Au lendemain de la Seconde guerre, les planificateurs de l’Union soviétique eurent l’idée de relancer l’agriculture et l’élevage en répandant, dans les étendues de ce pays le plus vaste du monde, une plante dont l’impressionnante biomasse servirait de fourrage : la Berce, qui pousse à l’état naturel dans les montagnes du Caucase. Des graines furent distribuées dans toutes les régions rurales.

La Berce du Caucase porte le nom latin de Hercules, c’est tout dire ! Elle est immense, très vigoureuse, on dirait une fleur d’aneth, mais juchée sur une tige de 3 m de haut, avec une ombelle aux pétales grands comme des guéridons.

Comme le relate la journaliste scientifique Maria Antonova dans une édition du mois d’octobre de l’International New York Times, non seulement la berce n’a pas tenu ses promesses, mais elle s’est révélée une véritable catastrophe.  Disséminant jusqu’à 100 000 graines par plant, la géante invasive pousse au détriment de toutes les autres plantes et a colonisé l’immensité. Sa résine contient des substances toxiques qui provoquent des cloques et des brûlures au troisième degré. Et, de toute façon, le lait des vaches qui s’en sont nourries est tellement mauvais qu’il est impropre à la consommation !

Et maintenant, comment s’en débarrasser ? La question n’est même pas dans les esprits : les urbains sont loin et n’en ont pas conscience, les ruraux en nombre insuffisant pour être entendus.  Les régions rurales sont misérables et dépeuplées, le nombre des fermes a été divisé par deux entre 2006 et 2016, et la moitié des 222 millions d’hectares de terres agricoles de Russie sont à l’abandon. La plupart des zones envahies sont de fait des déserts. La machette est pour le moment le seul moyen de lutter. Mais on manque de bras. Des scientifiques cherchent des serpents mangeurs de berce…

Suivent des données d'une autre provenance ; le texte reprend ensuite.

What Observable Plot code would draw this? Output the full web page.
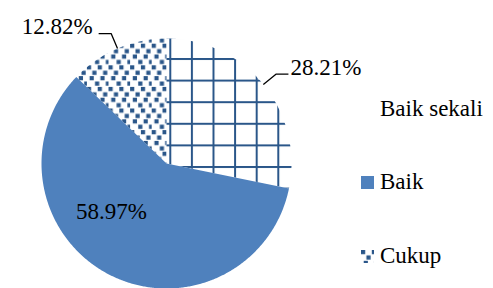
<!DOCTYPE html>
<html><head><meta charset="utf-8">
<script src="https://cdn.jsdelivr.net/npm/d3@7"></script>
<script src="https://cdn.jsdelivr.net/npm/@observablehq/plot@0.6"></script>
<style>
html,body{margin:0;padding:0;background:#fff;}
#wrap{position:relative;width:493px;height:288px;overflow:hidden;}
.leg{position:absolute;left:361px;font-family:'Liberation Serif';font-size:23px;line-height:23px;color:#000;white-space:nowrap;}
.leg svg{position:absolute;left:0;top:6px;}
.leg span{position:absolute;left:19px;top:0;font-family:'Liberation Serif';}
</style></head><body>
<svg width="0" height="0" style="position:absolute">
<defs>
<pattern id="grid" patternUnits="userSpaceOnUse" width="21.6" height="21.6" x="17.6" y="14.3">
  <rect x="0" y="0" width="2" height="21.6" fill="#2a5689"/>
  <rect x="0" y="0" width="21.6" height="2" fill="#2a5689"/>
</pattern>
<pattern id="dots" patternUnits="userSpaceOnUse" width="21.6" height="21.6" x="0" y="0"></pattern>
</defs></svg>
<div id="wrap"></div>
<script>
// ---- data ----
const categories = ["Baik sekali", "Baik", "Cukup"];
const percents = [28.21, 58.97, 12.82];
const labels = ["28.21%", "58.97%", "12.82%"];

// ---- styles ----
const fills = ["url(#grid)", "#4f81bd", "url(#dots)"];
const font = "Liberation Serif";

// dots pattern tiles (confetti-like)
const dotCells = [[0,0],[4,0],[2,2],[6,2],[1,4],[5,4],[3,6],[7,6]];
const pat = d3.select("#dots");
dotCells.forEach(([c, r]) => pat.append("rect").attr("x", c * 2.7).attr("y", r * 2.7)
  .attr("width", 4.2).attr("height", 4.2).attr("fill", "#2a5689"));

// ---- geometry from data ----
const arcs = d3.pie().sort(null).value(d => d)(percents);
const polys = arcs.map((a, i) => {
  const pts = [{x: 0, y: 0}];
  const n = Math.max(2, Math.ceil((a.endAngle - a.startAngle) / (Math.PI / 360)));
  for (let k = 0; k <= n; k++) {
    const t = a.startAngle + (a.endAngle - a.startAngle) * k / n;
    pts.push({x: Math.sin(t), y: -Math.cos(t)});
  }
  return pts;
});

const outside = [], inside = [], leaders = [];
arcs.forEach((a, i) => {
  const m = (a.startAngle + a.endAngle) / 2;
  if (percents[i] < 40) {
    const ux = Math.sin(m), uy = -Math.cos(m);
    const side = ux >= 0 ? 1 : -1;
    const ex = ux * 1.13, ey = uy * 1.13;
    const hx = ex + side * 0.1;
    leaders.push([{x: ux, y: uy}, {x: ex, y: ey}, {x: hx, y: ey}]);
    outside.push({x: hx, y: ey, text: labels[i], side});
  } else {
    const t = m + 21 * Math.PI / 180;
    inside.push({x: 0.585 * Math.sin(t), y: -0.585 * Math.cos(t), text: labels[i]});
  }
});

const textOpts = {x: "x", y: "y", text: "text", fontSize: 23, fontFamily: font, fill: "#000"};
const plot = Plot.plot({
  width: 493, height: 288,
  style: {overflow: "visible", background: "transparent", fontFamily: font},
  x: {domain: [-1, 1], range: [41, 291], axis: null},
  y: {domain: [-1, 1], range: [38, 288], axis: null},
  marks: [
    ...polys.map((p, i) => Plot.line(p, {x: "x", y: "y", curve: "linear-closed", fill: fills[i], stroke: "none"})),
    ...leaders.map(l => Plot.line(l, {x: "x", y: "y", stroke: "#000", strokeWidth: 1.3, strokeLinecap: "butt", strokeLinejoin: "miter"})),
    Plot.text(outside.filter(d => d.side > 0), {...textOpts, textAnchor: "start", dx: 2, dy: -7}),
    Plot.text(outside.filter(d => d.side < 0), {...textOpts, textAnchor: "end", dx: -6, dy: -7}),
    Plot.text(inside, {...textOpts, textAnchor: "middle"})
  ]
});
const wrap = document.getElementById("wrap");
wrap.appendChild(plot);

// ---- legend (HTML, overlaid on the right) ----
categories.forEach((c, i) => {
  const row = document.createElement("div");
  row.className = "leg";
  row.style.top = (97 + i * 73.3) + "px";
  row.innerHTML = `<svg width="13" height="13"><rect width="13" height="13" fill="${fills[i]}"/></svg><span></span>`;
  row.querySelector("span").textContent = c;
  wrap.appendChild(row);
});
</script>
</body></html>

Encore une fausse bonne idée, probablement : on risque de remplacer une peste par une autre, une plante toxique par une population de serpents difficile à contrôler… La larve de coccinelle européenne est un facteur de régulation : elle dévore les pucerons ; alors on a importé d’Asie des coccinelles qui n’ont pas les mêmes vertus et se multiplient aux dépens de notre coccinelle à sept points. Et quand on a voulu éliminer les lapins introduits malencontreusement dans certains pays où ils dévoraient les vignes, on leur inocula la myxomatose, une autre catastrophe… Comme Mickey dans le dessin animé réalisé sur la bande son de Paul Dukas, l’apprenti sorcier qui se rend compte d’une bêtise en ajoute une autre, souvent pire, pour la corriger.

Quelles leçons tirer de cette histoire ? Laissée à elle-même, la nature oublie vite le passage des hommes. C’est l’occasion de rendre hommage à ces défricheurs qui, au début du deuxième millénaire, ont lutté pour faire reculer la forêt. De nos jours il faut lutter pour la faire revenir. C’est l’occasion de nous rappeler que nous ne maîtrisons pas les effets de nos décisions, question d’autant plus cruciale que celles-ci engagent le temps très long. C’est l’occasion de nous demander si, d’ici à un siècle peut-être, c’est-à-dire bientôt, et en relation avec le vieillissement des populations, l’habitat humain ne va pas se concentrer dans quelques zones, abandonnant en fait, comme c’est déjà le cas en Russie et ailleurs, d’immenses territoires qui nous deviennent vite inaccessibles. C’est l’occasion de nous rappeler que nous n’avons pas encore créé la discipline du suivi de nos actions.